フロマGのチーズときどき食文化

じゃがいもと出会って生まれた簡単チーズ料理

2023年12月15日掲載

① チーズのイベントに出た!ラクレットのオブジェ

年末になると知り合いの複数のグループの忘年会などでは、チーズを溶かしてジャガイモと一緒に食べるラクレット料理が必ず登場する。これはもう20数年前から続いているだろうか。この料理が日本のホテルで初めて披露されときには長い行列ができた。実は、その時のこの料理のサービス役を勤めたのは私で、この、手間がかからず簡単にでき、しかも美味しいこのチーズ料理を日本に定着させたいという思いでこの役を買って出たのです。今ではこのラクレット料理も日本にすっかりと定着し、多くのワイン会やのチーズのイベントなどでも、単純だけれどなぜか後を引く、この料理が登場するようになるのです。

② ラクレットに原料をくれるエラン種牛。闘牛にもなる。

もう30年以上前の話になるけれど、大手の出版社が、日本初の『チーズ図鑑』を発刊するべく、筆者が勤務していた乳業会社と共に動き出したのが、1980年頃で、それからほぼ1年間、出版社の取材陣はフランスやイタリアを中心に、ヨーロッパの国々のチーズの取材に駆け回ることになるのです。しかし、現地で取材の頼りになるのは、ヨーロッパ在住の数少ないチーズ通の日本人に頼るしかなかったようです。そこで、この事業に投資していたわが社の中にも少数ながらチーズに精通している人もいて、これ等の人材が順次この取材に同行することになったのです。そんなわけで、当時、わが社が進めていた「チーズとワインの学校」の設立に関与していた筆者も、やっとこの取材旅行に同行するチャンスが与えられるのです。

③ 暖炉の火でチーズを溶かして

その時期は、もうすぐ冬が訪れる11月の初頭からほぼ1ヵ月間。
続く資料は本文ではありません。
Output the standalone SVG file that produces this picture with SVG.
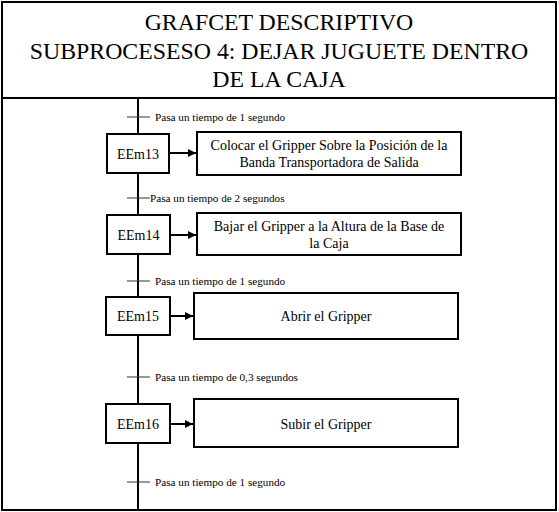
<svg xmlns="http://www.w3.org/2000/svg" width="559" height="512" viewBox="0 0 559 512">
<defs>
<style>
.frame{fill:none;stroke:#000;stroke-width:2}
.step{fill:#fff;stroke:#000;stroke-width:2}
.act{fill:#fff;stroke:#000;stroke-width:2}
.title{font-family:"Liberation Serif","Times New Roman",serif;font-size:23.8px;fill:#000;text-anchor:middle}
.st{font-family:"Liberation Serif","Times New Roman",serif;font-size:14px;fill:#000;text-anchor:middle;dominant-baseline:central}
.at{font-family:"Liberation Serif","Times New Roman",serif;font-size:14px;fill:#000;text-anchor:middle}
.tr{font-family:"Liberation Serif","Times New Roman",serif;font-size:11.2px;fill:#000;dominant-baseline:central}
.main{stroke:#000;stroke-width:2;fill:none}
.bar{stroke:#333;stroke-width:1}
.arr{stroke:#000;stroke-width:2;fill:none}
</style>
<marker id="ah" viewBox="0 0 10 10" refX="10" refY="5" markerWidth="4" markerHeight="4" orient="auto" markerUnits="strokeWidth">
<path d="M0,0 L10,5 L0,10 z" fill="#000"/>
</marker>
</defs>
<rect width="559" height="512" fill="#fff"/>
<g id="header">
<rect class="frame" x="2" y="2" width="554" height="508"/>
<line class="frame" x1="2" y1="98" x2="556" y2="98"/>
<text class="title" x="279" y="30">GRAFCET DESCRIPTIVO</text>
<text class="title" x="279" y="58.5">SUBPROCESESO 4: DEJAR JUGUETE DENTRO</text>
<text class="title" x="279" y="87">DE LA CAJA</text>
</g>
<g id="connectors">
<line class="main" x1="138" y1="98" x2="138" y2="510"/>
<line class="bar" x1="127" y1="117" x2="150" y2="117"/>
<line class="bar" x1="127" y1="198" x2="150" y2="198"/>
<line class="bar" x1="127" y1="281" x2="150" y2="281"/>
<line class="bar" x1="127" y1="377" x2="150" y2="377"/>
<line class="bar" x1="127" y1="482" x2="150" y2="482"/>
<line class="arr" x1="170" y1="153" x2="196" y2="153" marker-end="url(#ah)"/>
<line class="arr" x1="170" y1="235" x2="196" y2="235" marker-end="url(#ah)"/>
<line class="arr" x1="170" y1="316" x2="193" y2="316" marker-end="url(#ah)"/>
<line class="arr" x1="170" y1="424" x2="193" y2="424" marker-end="url(#ah)"/>
</g>
<g id="transitions">
<text class="tr" x="155" y="117">Pasa un tiempo de 1 segundo</text>
<text class="tr" x="150" y="198">Pasa un tiempo de 2 segundos</text>
<text class="tr" x="155" y="281">Pasa un tiempo de 1 segundo</text>
<text class="tr" x="155" y="377">Pasa un tiempo de 0,3 segundos</text>
<text class="tr" x="155" y="482">Pasa un tiempo de 1 segundo</text>
</g>
<g id="EEm13">
<rect class="step" x="107" y="134" width="62" height="39"/>
<text class="st" x="138" y="154">EEm13</text>
</g>
<g id="A13">
<rect class="act" x="197" y="132" width="264" height="43"/>
<text class="at" x="329" y="150">Colocar el Gripper Sobre la Posición de la</text>
<text class="at" x="329" y="167">Banda Transportadora de Salida</text>
</g>
<g id="EEm14">
<rect class="step" x="107" y="215" width="63" height="39"/>
<text class="st" x="138.5" y="235">EEm14</text>
</g>
<g id="A14">
<rect class="act" x="197" y="213" width="264" height="42"/>
<text class="at" x="329" y="231">Bajar el Gripper a la Altura de la Base de</text>
<text class="at" x="329" y="248">la Caja</text>
</g>
<g id="EEm15">
<rect class="step" x="106" y="297" width="64" height="38"/>
<text class="st" x="138" y="316.5">EEm15</text>
</g>
<g id="A15">
<rect class="act" x="194" y="293" width="264" height="46"/>
<text class="at" x="326" y="321">Abrir el Gripper</text>
</g>
<g id="EEm16">
<rect class="step" x="106" y="404" width="64" height="39"/>
<text class="st" x="138" y="424">EEm16</text>
</g>
<g id="A16">
<rect class="act" x="194" y="399" width="264" height="48"/>
<text class="at" x="326" y="429">Subir el Gripper</text>
</g>
</svg>
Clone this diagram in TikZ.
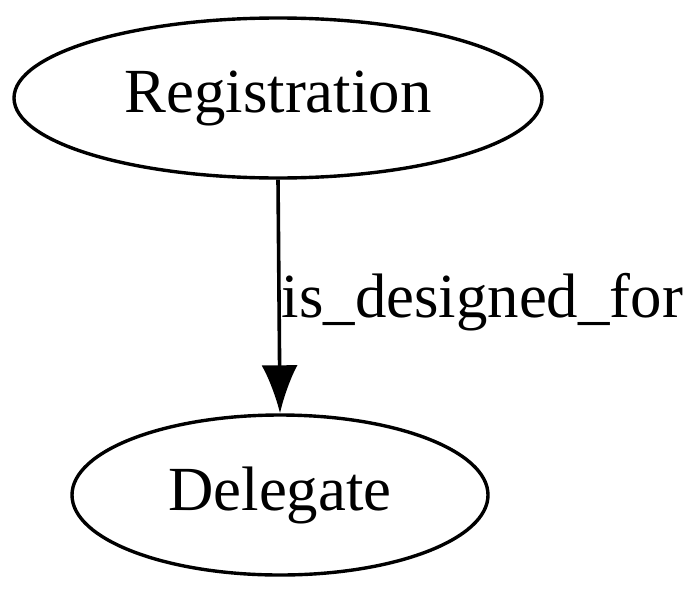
\documentclass[tikz,border=0pt]{standalone}
\usepackage{fontspec}
\setmainfont{Liberation Serif}
\usetikzlibrary{shapes.geometric,arrows.meta}
\tikzset{
  entity/.style={draw, ellipse, line width=3.4pt, inner sep=0pt, minimum height=160pt},
}
\begin{document}
\begin{tikzpicture}[x=1pt,y=-1pt,font=\fontsize{62.8}{75}\selectfont]
            \useasboundingbox (0,0) rectangle (700,597);
            \node[entity, minimum width=528pt] (reg) at (278,98) {Registration};   % top
            \node[entity, minimum width=416pt] (del) at (280,495) {Delegate};      % bottom
            \draw[line width=3.6pt, -{Latex[length=48pt,width=36pt]}] (reg.south) -- (del.north)
                node[midway, right, inner sep=0pt, xshift=1pt, yshift=-6pt] (lbl) {is\_designed\_for};
        \end{tikzpicture}
\end{document}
初冬の西ヨーロッパの取材の旅に同行する事になるのです。この時の取材エリアは筆者が選定しあらかじめ取材スタッフに伝えていたので、私は、パリで取材スタッフと落ち合った時に取材ルートを確認。まず、パリ近郊のブリ(Brie)の産地を皮切りに、北東フランスのマンステルを取材。その後は、ドイツを通ってスイスに至り、そこからモンブラン・トンネルを抜けて南イタリアのナポリ郊外のモッツァレッラの産地まで、数千キロの長旅を中型のワゴン車で敢行したのです。そんな中で、このチーズ図鑑の発刊にも関与していたチーズの輸入商社の社長が、スイスのラクレットを今後日本に輸入したいので、特に入念に調べてくるよう私に頼んできたのです。そんなわけで、レマン湖の東岸でラクレット用のチーズを作っている小さな工房と、その近くでチーズを暖炉の火で焼いて客に提供していた山小屋を2日間かけて取材し撮影したのでした。

④ ラクレット用の 皮つきジャガイモ

フランスの北東部にあるレマン湖は、フランスとスイスの国境線上にあり、このレマン湖の東岸に国境を接しているのが、このラクレットの発祥の地のヴァレー州なのです。全国で中型の半硬質のチーズを作っているスイスでは、アルプスの少女ハイジの冒頭に出てくるように、小さく切ったチーズを暖炉の火で溶かしパンと一緒に食べるという事は、この国では、ごく普通の事だったのでしょう。それを専用の器具でチーズを溶かし、そして、これを、スイス産のジャガイモと一緒に食べるという事で、新しいレストラン料理に仕立てようとしたのです。筆者がこの地を訪れた時は、ラクレット(Raclette=削り取る)という言葉はまだ料理名で、この料理専用のチーズは無く、昔から作られていた中型の半硬質のチーズを半分に切り、その切り口を暖炉の火で溶かしサービスしていたのです。取材スタッフはそんな山小屋に案内され、そこで筆者は暖炉のわきで、チーズの溶け具合やサービスの仕方などを半日かけて教わる事になるのです。

⑤ 当時ラクレット料理に使われていたバーニュ(Bagnes)というチーズ

だが、それはさほど難しい技術ではなく、山小屋の暖炉の熾火(おきび)にチーズの切り口を当てて、溶けた部分を削り取り茹でたジャガイモと一緒に食べるという単純な料理なのです。だから、当時はこの料理が日本で人気者になり、ラクレットのオブジェの出現など考えもしなかったのでした。